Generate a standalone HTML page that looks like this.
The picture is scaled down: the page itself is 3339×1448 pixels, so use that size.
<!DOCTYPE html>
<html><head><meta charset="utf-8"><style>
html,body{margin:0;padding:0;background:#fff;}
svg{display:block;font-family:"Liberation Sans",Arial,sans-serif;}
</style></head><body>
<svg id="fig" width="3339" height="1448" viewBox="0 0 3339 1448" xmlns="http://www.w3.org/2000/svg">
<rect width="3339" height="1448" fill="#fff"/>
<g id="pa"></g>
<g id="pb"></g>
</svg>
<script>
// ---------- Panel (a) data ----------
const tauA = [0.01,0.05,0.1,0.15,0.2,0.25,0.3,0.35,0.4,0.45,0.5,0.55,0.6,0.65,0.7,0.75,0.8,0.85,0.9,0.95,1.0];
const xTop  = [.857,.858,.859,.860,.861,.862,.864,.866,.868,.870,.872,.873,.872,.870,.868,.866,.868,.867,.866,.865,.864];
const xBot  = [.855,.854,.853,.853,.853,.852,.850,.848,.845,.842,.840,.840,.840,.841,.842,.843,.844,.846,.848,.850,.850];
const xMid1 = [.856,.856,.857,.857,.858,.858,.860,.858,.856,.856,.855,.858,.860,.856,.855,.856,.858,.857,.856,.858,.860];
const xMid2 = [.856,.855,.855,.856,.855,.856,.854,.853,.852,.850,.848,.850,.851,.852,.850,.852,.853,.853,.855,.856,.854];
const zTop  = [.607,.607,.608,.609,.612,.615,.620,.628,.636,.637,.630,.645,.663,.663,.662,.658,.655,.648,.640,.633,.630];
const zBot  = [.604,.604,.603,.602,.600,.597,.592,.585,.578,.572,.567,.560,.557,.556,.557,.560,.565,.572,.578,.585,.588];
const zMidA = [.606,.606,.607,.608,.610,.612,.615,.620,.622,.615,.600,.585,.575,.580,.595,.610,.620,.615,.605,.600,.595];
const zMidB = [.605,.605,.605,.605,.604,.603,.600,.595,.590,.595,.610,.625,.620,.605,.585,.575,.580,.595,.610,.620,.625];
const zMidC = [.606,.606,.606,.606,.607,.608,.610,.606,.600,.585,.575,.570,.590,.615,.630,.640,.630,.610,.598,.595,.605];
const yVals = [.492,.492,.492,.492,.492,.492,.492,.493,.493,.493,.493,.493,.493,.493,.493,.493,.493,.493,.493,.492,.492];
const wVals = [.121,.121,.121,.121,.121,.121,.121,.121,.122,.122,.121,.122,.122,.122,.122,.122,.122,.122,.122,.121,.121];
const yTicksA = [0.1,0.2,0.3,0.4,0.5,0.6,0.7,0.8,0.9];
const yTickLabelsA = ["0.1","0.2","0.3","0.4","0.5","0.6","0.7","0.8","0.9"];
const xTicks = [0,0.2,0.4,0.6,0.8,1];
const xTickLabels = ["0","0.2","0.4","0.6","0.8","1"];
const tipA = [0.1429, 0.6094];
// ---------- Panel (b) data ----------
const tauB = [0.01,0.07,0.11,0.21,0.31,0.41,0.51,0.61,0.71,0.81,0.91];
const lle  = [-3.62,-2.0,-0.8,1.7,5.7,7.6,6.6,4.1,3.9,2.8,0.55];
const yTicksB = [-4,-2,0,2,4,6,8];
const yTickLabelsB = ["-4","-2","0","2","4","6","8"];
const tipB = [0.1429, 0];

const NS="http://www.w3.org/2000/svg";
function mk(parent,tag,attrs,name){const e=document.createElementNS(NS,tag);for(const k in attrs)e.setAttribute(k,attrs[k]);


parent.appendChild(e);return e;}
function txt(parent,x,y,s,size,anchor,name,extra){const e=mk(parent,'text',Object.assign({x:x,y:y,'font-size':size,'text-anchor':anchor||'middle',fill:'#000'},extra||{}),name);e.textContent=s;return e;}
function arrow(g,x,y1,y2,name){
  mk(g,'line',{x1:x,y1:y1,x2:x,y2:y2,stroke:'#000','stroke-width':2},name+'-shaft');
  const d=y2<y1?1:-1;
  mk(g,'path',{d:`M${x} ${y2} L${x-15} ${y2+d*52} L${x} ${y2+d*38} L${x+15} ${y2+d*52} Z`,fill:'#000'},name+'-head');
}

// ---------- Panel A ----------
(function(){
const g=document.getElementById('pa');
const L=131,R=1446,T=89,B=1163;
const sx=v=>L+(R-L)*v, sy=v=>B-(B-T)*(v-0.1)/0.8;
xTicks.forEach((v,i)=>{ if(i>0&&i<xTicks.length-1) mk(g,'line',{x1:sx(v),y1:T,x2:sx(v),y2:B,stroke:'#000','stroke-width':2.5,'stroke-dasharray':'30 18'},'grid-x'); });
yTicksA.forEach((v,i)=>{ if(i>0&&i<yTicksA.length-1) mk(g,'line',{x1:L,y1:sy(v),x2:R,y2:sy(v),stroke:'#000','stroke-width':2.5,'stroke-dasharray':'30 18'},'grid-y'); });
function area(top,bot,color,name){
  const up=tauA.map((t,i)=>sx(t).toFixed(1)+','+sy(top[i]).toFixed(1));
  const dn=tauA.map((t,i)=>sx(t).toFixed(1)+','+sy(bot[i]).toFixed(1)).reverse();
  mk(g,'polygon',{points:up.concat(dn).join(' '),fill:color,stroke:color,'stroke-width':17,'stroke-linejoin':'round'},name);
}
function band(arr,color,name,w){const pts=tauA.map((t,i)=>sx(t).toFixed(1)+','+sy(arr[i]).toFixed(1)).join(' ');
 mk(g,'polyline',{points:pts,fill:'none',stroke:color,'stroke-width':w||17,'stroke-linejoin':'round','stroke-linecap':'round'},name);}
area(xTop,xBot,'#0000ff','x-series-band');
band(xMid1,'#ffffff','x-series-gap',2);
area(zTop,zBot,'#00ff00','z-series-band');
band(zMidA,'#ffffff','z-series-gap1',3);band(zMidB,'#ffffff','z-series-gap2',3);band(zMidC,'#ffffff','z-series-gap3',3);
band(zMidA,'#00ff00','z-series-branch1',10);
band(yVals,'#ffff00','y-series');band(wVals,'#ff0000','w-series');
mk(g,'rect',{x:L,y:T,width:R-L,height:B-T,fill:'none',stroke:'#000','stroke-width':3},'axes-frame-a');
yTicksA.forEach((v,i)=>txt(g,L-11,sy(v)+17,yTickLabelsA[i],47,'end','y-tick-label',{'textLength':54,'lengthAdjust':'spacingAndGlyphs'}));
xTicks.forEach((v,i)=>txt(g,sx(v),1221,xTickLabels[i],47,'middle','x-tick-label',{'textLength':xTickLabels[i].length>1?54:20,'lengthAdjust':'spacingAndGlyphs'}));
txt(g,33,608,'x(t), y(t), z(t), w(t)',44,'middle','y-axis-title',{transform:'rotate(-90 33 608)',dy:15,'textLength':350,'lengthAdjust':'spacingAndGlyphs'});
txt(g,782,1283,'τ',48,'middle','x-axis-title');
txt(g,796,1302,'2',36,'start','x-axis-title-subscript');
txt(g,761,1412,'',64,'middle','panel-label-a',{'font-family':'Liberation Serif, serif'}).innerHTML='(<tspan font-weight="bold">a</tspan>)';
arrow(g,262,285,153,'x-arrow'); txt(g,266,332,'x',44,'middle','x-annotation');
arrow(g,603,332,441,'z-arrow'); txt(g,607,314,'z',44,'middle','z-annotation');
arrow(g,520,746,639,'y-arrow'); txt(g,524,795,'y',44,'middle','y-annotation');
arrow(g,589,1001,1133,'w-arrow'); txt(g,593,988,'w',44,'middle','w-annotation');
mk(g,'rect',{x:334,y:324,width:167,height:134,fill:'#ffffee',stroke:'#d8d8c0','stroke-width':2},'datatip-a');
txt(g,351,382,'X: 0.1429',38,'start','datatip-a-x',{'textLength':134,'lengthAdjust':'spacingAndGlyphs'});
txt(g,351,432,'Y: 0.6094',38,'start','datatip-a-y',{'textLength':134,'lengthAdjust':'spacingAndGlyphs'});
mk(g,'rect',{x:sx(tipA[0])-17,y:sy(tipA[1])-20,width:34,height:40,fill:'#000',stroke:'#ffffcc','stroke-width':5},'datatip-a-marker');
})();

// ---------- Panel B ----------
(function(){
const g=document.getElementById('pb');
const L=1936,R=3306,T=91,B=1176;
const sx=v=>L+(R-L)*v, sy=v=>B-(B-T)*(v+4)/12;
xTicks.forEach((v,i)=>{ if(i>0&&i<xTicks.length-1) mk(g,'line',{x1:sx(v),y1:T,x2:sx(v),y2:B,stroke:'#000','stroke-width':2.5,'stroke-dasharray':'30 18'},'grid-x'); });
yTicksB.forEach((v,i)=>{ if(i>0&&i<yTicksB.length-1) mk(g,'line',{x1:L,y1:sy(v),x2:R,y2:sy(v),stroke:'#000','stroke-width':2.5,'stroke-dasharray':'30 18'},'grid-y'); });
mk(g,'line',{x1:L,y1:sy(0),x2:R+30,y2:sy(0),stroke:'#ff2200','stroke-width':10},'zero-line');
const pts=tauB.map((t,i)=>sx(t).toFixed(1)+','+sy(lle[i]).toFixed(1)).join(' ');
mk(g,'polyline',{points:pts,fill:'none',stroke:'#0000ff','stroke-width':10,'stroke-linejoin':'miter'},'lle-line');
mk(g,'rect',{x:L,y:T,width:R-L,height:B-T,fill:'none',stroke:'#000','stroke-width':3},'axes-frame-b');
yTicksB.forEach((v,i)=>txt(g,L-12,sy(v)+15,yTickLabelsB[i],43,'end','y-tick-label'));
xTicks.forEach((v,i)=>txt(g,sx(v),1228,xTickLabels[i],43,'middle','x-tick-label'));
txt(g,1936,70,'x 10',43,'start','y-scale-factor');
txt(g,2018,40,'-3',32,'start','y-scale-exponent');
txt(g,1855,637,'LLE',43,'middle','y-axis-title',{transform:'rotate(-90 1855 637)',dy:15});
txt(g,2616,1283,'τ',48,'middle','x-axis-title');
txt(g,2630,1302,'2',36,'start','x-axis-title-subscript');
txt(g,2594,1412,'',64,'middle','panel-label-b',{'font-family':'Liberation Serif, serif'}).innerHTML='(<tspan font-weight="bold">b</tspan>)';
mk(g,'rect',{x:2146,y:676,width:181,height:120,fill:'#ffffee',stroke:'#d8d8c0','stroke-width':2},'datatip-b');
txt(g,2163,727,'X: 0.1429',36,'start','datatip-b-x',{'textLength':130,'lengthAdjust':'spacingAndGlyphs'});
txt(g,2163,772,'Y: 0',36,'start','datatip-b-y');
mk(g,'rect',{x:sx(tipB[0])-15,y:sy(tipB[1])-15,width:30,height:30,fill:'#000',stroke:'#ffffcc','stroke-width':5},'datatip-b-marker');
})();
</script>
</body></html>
━━━━━━━━
**YOUR GOAL**
Pick out each line containing the string "page" and copy it.

**SOLUTION FOR THIS TASK**
Generate a standalone HTML page that looks like this.
The picture is scaled down: the page itself is 3339×1448 pixels, so use that size.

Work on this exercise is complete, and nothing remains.